EXERCISE OBJECTIVE: Write the listing out again, all of it, word for word.

## BEGIN

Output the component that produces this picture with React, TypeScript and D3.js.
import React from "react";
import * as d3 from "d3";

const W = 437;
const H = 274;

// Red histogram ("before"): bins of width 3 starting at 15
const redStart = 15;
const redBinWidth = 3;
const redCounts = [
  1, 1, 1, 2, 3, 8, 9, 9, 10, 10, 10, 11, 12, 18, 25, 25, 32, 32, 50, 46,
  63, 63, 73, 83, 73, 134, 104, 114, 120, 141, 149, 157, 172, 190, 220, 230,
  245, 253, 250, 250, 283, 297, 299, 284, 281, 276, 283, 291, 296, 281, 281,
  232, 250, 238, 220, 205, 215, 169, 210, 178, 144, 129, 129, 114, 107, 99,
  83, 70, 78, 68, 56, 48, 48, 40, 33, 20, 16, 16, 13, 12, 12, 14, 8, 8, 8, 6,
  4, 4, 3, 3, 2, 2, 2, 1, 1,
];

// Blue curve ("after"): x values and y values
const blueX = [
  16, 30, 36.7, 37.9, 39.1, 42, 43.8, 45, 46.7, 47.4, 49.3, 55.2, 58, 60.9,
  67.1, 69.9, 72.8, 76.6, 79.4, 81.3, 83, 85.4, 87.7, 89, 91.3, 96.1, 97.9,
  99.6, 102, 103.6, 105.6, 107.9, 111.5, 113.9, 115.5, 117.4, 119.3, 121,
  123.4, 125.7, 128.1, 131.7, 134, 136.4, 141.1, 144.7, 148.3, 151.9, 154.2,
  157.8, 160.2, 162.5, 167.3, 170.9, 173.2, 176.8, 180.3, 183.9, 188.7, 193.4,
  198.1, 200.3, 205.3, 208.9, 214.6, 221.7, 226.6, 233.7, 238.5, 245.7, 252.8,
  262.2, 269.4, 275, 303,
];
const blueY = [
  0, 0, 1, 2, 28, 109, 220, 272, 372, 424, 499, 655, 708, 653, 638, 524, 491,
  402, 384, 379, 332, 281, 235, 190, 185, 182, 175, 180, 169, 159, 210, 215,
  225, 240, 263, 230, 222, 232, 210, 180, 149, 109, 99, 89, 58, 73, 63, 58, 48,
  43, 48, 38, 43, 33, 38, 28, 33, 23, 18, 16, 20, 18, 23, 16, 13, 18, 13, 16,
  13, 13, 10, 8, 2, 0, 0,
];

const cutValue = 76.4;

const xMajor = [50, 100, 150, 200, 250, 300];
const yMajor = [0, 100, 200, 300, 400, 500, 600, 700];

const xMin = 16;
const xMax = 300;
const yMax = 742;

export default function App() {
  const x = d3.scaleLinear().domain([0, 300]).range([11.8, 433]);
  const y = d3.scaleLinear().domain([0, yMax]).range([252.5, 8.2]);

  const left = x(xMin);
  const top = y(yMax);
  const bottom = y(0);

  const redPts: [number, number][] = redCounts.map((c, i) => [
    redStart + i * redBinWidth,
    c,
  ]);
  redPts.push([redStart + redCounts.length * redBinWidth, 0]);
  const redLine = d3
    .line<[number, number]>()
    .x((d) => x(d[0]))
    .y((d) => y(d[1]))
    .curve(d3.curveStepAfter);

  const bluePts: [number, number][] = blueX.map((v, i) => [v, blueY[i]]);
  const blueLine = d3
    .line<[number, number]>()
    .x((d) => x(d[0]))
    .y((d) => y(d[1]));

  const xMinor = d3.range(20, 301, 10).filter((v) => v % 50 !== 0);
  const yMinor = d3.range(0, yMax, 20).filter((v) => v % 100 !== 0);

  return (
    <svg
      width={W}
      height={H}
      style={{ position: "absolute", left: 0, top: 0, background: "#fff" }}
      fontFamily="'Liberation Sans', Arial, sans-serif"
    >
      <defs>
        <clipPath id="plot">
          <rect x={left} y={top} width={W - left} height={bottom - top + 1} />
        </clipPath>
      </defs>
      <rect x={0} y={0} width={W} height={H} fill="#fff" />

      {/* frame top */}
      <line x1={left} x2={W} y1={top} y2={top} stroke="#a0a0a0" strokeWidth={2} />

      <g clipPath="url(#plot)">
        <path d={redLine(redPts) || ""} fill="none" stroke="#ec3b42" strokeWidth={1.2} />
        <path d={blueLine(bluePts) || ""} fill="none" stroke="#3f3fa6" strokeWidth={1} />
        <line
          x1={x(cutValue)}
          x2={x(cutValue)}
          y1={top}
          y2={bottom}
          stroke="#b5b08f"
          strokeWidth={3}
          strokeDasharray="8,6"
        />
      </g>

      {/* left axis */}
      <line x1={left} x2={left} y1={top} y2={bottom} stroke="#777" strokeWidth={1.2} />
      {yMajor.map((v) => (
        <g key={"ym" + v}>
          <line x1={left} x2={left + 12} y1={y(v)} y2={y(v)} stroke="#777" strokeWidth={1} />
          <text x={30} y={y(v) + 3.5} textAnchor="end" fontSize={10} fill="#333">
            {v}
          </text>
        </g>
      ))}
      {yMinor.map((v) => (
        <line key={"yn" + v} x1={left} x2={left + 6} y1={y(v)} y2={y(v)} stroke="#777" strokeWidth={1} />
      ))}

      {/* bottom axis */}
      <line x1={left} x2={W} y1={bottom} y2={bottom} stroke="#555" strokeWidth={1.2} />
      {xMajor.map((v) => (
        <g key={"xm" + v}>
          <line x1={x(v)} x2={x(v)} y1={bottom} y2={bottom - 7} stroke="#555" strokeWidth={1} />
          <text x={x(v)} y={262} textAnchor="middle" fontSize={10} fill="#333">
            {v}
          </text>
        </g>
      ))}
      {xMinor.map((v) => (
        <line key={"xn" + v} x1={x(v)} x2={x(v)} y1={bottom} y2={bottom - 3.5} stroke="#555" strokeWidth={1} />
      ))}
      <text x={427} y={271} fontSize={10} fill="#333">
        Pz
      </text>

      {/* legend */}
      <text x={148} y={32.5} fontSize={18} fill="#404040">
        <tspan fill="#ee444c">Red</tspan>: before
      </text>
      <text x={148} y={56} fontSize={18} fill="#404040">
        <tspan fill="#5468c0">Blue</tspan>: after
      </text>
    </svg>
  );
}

## END

WRITTEN REPLY:
Output the component that produces this picture with React, TypeScript and D3.js.
import React from "react";
import * as d3 from "d3";

const W = 437;
const H = 274;

// Red histogram ("before"): bins of width 3 starting at 15
const redStart = 15;
const redBinWidth = 3;
const redCounts = [
  1, 1, 1, 2, 3, 8, 9, 9, 10, 10, 10, 11, 12, 18, 25, 25, 32, 32, 50, 46,
  63, 63, 73, 83, 73, 134, 104, 114, 120, 141, 149, 157, 172, 190, 220, 230,
  245, 253, 250, 250, 283, 297, 299, 284, 281, 276, 283, 291, 296, 281, 281,
  232, 250, 238, 220, 205, 215, 169, 210, 178, 144, 129, 129, 114, 107, 99,
  83, 70, 78, 68, 56, 48, 48, 40, 33, 20, 16, 16, 13, 12, 12, 14, 8, 8, 8, 6,
  4, 4, 3, 3, 2, 2, 2, 1, 1,
];

// Blue curve ("after"): x values and y values
const blueX = [
  16, 30, 36.7, 37.9, 39.1, 42, 43.8, 45, 46.7, 47.4, 49.3, 55.2, 58, 60.9,
  67.1, 69.9, 72.8, 76.6, 79.4, 81.3, 83, 85.4, 87.7, 89, 91.3, 96.1, 97.9,
  99.6, 102, 103.6, 105.6, 107.9, 111.5, 113.9, 115.5, 117.4, 119.3, 121,
  123.4, 125.7, 128.1, 131.7, 134, 136.4, 141.1, 144.7, 148.3, 151.9, 154.2,
  157.8, 160.2, 162.5, 167.3, 170.9, 173.2, 176.8, 180.3, 183.9, 188.7, 193.4,
  198.1, 200.3, 205.3, 208.9, 214.6, 221.7, 226.6, 233.7, 238.5, 245.7, 252.8,
  262.2, 269.4, 275, 303,
];
const blueY = [
  0, 0, 1, 2, 28, 109, 220, 272, 372, 424, 499, 655, 708, 653, 638, 524, 491,
  402, 384, 379, 332, 281, 235, 190, 185, 182, 175, 180, 169, 159, 210, 215,
  225, 240, 263, 230, 222, 232, 210, 180, 149, 109, 99, 89, 58, 73, 63, 58, 48,
  43, 48, 38, 43, 33, 38, 28, 33, 23, 18, 16, 20, 18, 23, 16, 13, 18, 13, 16,
  13, 13, 10, 8, 2, 0, 0,
];

const cutValue = 76.4;

const xMajor = [50, 100, 150, 200, 250, 300];
const yMajor = [0, 100, 200, 300, 400, 500, 600, 700];

const xMin = 16;
const xMax = 300;
const yMax = 742;

export default function App() {
  const x = d3.scaleLinear().domain([0, 300]).range([11.8, 433]);
  const y = d3.scaleLinear().domain([0, yMax]).range([252.5, 8.2]);

  const left = x(xMin);
  const top = y(yMax);
  const bottom = y(0);

  const redPts: [number, number][] = redCounts.map((c, i) => [
    redStart + i * redBinWidth,
    c,
  ]);
  redPts.push([redStart + redCounts.length * redBinWidth, 0]);
  const redLine = d3
    .line<[number, number]>()
    .x((d) => x(d[0]))
    .y((d) => y(d[1]))
    .curve(d3.curveStepAfter);

  const bluePts: [number, number][] = blueX.map((v, i) => [v, blueY[i]]);
  const blueLine = d3
    .line<[number, number]>()
    .x((d) => x(d[0]))
    .y((d) => y(d[1]));

  const xMinor = d3.range(20, 301, 10).filter((v) => v % 50 !== 0);
  const yMinor = d3.range(0, yMax, 20).filter((v) => v % 100 !== 0);

  return (
    <svg
      width={W}
      height={H}
      style={{ position: "absolute", left: 0, top: 0, background: "#fff" }}
      fontFamily="'Liberation Sans', Arial, sans-serif"
    >
      <defs>
        <clipPath id="plot">
          <rect x={left} y={top} width={W - left} height={bottom - top + 1} />
        </clipPath>
      </defs>
      <rect x={0} y={0} width={W} height={H} fill="#fff" />

      {/* frame top */}
      <line x1={left} x2={W} y1={top} y2={top} stroke="#a0a0a0" strokeWidth={2} />

      <g clipPath="url(#plot)">
        <path d={redLine(redPts) || ""} fill="none" stroke="#ec3b42" strokeWidth={1.2} />
        <path d={blueLine(bluePts) || ""} fill="none" stroke="#3f3fa6" strokeWidth={1} />
        <line
          x1={x(cutValue)}
          x2={x(cutValue)}
          y1={top}
          y2={bottom}
          stroke="#b5b08f"
          strokeWidth={3}
          strokeDasharray="8,6"
        />
      </g>

      {/* left axis */}
      <line x1={left} x2={left} y1={top} y2={bottom} stroke="#777" strokeWidth={1.2} />
      {yMajor.map((v) => (
        <g key={"ym" + v}>
          <line x1={left} x2={left + 12} y1={y(v)} y2={y(v)} stroke="#777" strokeWidth={1} />
          <text x={30} y={y(v) + 3.5} textAnchor="end" fontSize={10} fill="#333">
            {v}
          </text>
        </g>
      ))}
      {yMinor.map((v) => (
        <line key={"yn" + v} x1={left} x2={left + 6} y1={y(v)} y2={y(v)} stroke="#777" strokeWidth={1} />
      ))}

      {/* bottom axis */}
      <line x1={left} x2={W} y1={bottom} y2={bottom} stroke="#555" strokeWidth={1.2} />
      {xMajor.map((v) => (
        <g key={"xm" + v}>
          <line x1={x(v)} x2={x(v)} y1={bottom} y2={bottom - 7} stroke="#555" strokeWidth={1} />
          <text x={x(v)} y={262} textAnchor="middle" fontSize={10} fill="#333">
            {v}
          </text>
        </g>
      ))}
      {xMinor.map((v) => (
        <line key={"xn" + v} x1={x(v)} x2={x(v)} y1={bottom} y2={bottom - 3.5} stroke="#555" strokeWidth={1} />
      ))}
      <text x={427} y={271} fontSize={10} fill="#333">
        Pz
      </text>

      {/* legend */}
      <text x={148} y={32.5} fontSize={18} fill="#404040">
        <tspan fill="#ee444c">Red</tspan>: before
      </text>
      <text x={148} y={56} fontSize={18} fill="#404040">
        <tspan fill="#5468c0">Blue</tspan>: after
      </text>
    </svg>
  );
}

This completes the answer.